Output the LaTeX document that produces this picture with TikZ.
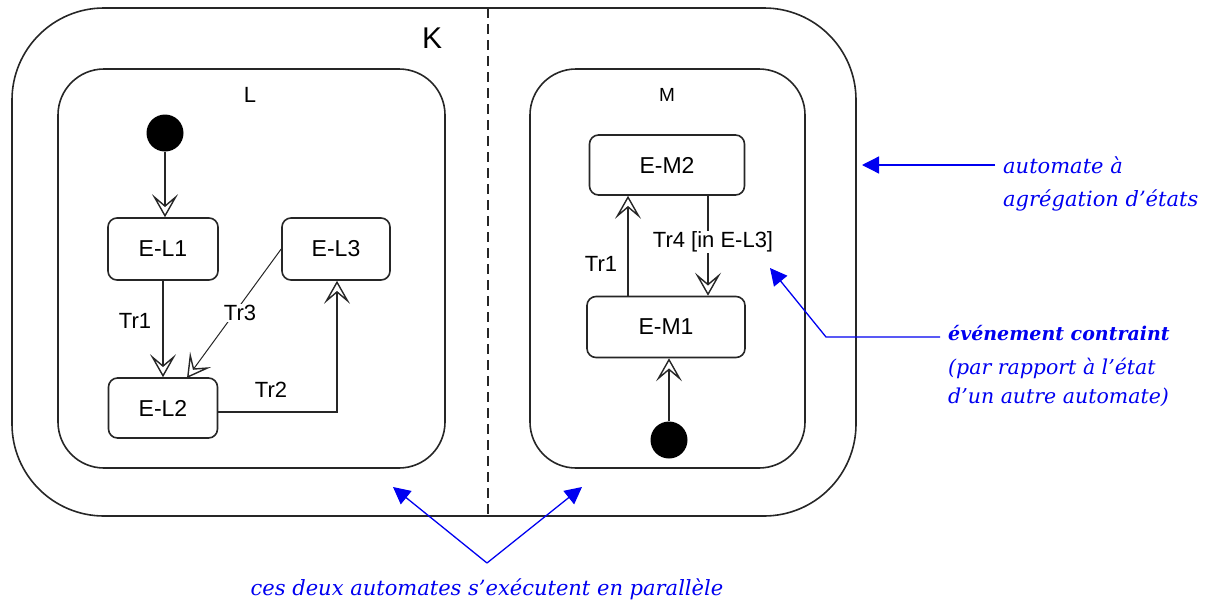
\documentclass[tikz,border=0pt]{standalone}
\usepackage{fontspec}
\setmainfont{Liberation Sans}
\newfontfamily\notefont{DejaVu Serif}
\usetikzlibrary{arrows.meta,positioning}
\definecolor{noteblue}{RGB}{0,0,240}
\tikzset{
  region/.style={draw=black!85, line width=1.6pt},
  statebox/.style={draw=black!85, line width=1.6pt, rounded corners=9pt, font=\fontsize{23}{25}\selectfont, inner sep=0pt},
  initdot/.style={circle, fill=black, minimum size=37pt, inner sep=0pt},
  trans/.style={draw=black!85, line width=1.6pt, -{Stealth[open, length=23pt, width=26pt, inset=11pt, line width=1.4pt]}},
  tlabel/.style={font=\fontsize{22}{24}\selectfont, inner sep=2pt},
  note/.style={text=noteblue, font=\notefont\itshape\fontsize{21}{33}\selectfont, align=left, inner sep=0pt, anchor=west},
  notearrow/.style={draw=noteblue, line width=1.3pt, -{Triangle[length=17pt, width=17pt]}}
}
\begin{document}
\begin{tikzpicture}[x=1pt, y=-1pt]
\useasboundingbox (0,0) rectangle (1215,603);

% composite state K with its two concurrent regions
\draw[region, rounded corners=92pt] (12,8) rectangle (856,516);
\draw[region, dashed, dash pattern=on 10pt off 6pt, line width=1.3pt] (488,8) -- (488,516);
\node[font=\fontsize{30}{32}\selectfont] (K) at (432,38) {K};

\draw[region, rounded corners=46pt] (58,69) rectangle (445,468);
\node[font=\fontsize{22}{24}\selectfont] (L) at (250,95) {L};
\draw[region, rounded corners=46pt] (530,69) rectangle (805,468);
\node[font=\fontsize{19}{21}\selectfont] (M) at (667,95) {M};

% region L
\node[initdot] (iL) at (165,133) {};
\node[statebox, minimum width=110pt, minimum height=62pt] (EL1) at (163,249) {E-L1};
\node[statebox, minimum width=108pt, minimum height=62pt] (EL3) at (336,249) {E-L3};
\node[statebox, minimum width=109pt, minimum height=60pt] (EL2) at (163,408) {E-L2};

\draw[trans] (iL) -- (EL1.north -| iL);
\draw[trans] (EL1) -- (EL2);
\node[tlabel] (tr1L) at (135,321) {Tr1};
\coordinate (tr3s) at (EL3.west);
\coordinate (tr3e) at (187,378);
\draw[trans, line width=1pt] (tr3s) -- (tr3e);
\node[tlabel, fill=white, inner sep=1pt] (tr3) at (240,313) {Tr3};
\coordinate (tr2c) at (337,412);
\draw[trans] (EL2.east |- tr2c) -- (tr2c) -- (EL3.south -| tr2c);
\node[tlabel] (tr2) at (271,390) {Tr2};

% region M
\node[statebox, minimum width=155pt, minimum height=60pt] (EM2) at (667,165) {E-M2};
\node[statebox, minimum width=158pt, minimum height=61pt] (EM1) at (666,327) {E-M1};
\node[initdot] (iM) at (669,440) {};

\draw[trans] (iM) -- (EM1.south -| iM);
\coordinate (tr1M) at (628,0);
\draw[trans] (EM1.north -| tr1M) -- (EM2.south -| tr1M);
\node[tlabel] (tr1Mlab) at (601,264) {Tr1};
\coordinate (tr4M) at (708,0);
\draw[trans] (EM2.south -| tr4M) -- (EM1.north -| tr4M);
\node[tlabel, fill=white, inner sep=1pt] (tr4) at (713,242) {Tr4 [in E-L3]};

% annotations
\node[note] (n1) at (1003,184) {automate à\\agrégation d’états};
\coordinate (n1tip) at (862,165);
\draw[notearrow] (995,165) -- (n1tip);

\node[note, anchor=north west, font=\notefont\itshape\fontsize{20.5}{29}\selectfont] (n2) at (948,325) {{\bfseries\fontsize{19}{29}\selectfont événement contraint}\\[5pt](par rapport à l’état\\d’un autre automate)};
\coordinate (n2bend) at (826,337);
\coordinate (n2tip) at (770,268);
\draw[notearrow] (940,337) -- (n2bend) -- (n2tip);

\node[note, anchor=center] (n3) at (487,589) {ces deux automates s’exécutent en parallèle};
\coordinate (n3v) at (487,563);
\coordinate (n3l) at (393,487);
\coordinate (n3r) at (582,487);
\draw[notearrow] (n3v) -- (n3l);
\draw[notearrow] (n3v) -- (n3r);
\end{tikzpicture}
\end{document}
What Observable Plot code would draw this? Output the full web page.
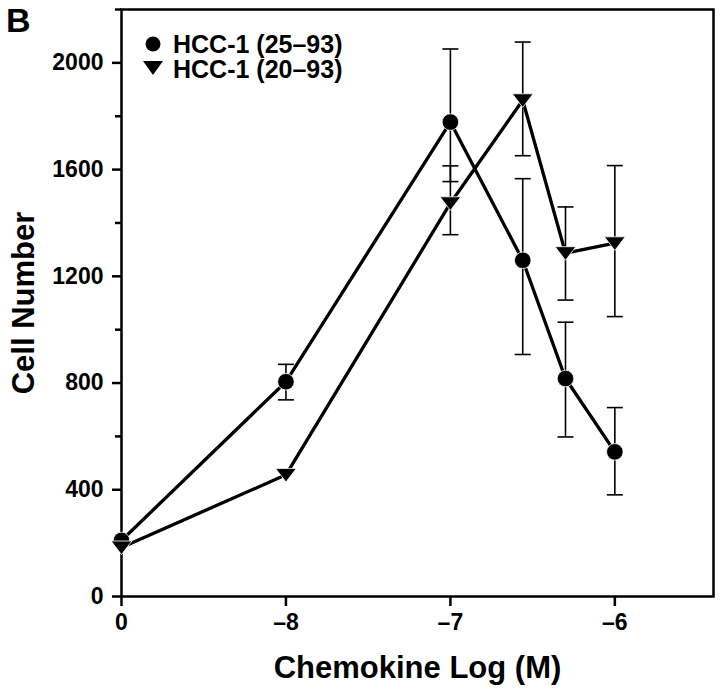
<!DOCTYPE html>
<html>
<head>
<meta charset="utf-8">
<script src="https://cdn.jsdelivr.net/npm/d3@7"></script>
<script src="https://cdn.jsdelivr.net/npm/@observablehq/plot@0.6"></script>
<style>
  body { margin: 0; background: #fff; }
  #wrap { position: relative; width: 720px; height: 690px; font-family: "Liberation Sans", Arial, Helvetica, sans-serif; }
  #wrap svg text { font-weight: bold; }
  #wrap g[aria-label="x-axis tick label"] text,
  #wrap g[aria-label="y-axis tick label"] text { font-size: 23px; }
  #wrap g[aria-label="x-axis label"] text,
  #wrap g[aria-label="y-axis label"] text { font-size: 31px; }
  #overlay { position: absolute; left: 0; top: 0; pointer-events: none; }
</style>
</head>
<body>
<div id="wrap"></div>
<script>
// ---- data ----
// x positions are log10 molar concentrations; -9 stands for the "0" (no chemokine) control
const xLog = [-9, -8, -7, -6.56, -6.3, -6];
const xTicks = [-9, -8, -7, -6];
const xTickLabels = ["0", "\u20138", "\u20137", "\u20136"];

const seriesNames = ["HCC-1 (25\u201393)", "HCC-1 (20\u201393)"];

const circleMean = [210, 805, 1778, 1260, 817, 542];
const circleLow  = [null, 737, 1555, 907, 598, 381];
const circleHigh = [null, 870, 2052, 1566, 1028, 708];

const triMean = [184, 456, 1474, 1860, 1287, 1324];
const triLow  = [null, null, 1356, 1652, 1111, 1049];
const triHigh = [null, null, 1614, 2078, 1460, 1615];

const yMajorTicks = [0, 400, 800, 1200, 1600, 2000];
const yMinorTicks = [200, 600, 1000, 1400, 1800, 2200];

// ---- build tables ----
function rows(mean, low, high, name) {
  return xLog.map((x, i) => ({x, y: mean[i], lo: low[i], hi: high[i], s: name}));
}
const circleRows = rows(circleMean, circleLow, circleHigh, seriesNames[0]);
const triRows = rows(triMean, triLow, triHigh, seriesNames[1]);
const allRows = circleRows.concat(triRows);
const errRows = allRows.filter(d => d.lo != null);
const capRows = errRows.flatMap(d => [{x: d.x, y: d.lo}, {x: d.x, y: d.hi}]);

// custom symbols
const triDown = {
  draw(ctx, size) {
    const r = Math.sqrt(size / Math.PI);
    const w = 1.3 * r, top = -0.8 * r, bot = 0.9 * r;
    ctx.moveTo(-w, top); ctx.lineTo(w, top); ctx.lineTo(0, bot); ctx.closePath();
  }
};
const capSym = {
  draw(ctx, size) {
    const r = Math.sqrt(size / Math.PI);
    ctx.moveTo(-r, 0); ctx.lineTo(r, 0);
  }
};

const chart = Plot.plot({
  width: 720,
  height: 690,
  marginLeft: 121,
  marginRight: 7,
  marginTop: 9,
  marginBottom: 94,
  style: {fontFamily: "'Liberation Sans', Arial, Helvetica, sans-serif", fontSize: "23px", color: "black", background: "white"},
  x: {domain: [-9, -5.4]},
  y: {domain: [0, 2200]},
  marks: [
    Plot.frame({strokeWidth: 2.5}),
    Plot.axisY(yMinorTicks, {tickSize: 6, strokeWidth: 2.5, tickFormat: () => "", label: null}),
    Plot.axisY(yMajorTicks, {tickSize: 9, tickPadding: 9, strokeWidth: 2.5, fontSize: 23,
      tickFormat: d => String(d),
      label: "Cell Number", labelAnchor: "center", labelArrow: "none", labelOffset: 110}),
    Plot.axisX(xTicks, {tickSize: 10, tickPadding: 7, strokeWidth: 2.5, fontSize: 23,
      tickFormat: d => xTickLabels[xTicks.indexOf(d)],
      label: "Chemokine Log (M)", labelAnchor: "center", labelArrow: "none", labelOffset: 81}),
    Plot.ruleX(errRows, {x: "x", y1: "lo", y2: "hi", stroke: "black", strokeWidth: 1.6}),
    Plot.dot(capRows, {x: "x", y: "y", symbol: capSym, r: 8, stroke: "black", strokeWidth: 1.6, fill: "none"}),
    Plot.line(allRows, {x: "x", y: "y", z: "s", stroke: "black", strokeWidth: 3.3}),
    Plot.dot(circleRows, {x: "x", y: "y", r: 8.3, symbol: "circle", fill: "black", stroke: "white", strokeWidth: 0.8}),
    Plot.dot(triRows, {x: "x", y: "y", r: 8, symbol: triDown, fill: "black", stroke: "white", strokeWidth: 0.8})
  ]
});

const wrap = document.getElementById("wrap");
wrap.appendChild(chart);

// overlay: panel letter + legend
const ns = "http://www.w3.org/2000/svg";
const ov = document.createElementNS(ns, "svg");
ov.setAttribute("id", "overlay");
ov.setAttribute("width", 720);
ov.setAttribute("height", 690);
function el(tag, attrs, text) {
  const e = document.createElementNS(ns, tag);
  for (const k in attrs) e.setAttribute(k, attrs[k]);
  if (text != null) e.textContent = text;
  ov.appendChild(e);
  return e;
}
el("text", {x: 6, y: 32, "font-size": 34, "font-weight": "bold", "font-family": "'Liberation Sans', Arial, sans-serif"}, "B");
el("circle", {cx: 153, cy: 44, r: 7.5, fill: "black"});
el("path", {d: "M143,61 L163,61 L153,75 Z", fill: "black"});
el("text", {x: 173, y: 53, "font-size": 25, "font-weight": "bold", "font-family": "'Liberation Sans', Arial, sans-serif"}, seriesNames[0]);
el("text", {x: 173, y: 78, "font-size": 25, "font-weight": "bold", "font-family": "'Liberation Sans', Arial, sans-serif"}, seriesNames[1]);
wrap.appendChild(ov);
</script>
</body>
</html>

• • • • •

Copy whichever lines in the listing above contain the word "with".

> **SOLUTION TO THIS TASK**:
Output the LaTeX document that produces this picture with TikZ.
% composite state K with its two concurrent regions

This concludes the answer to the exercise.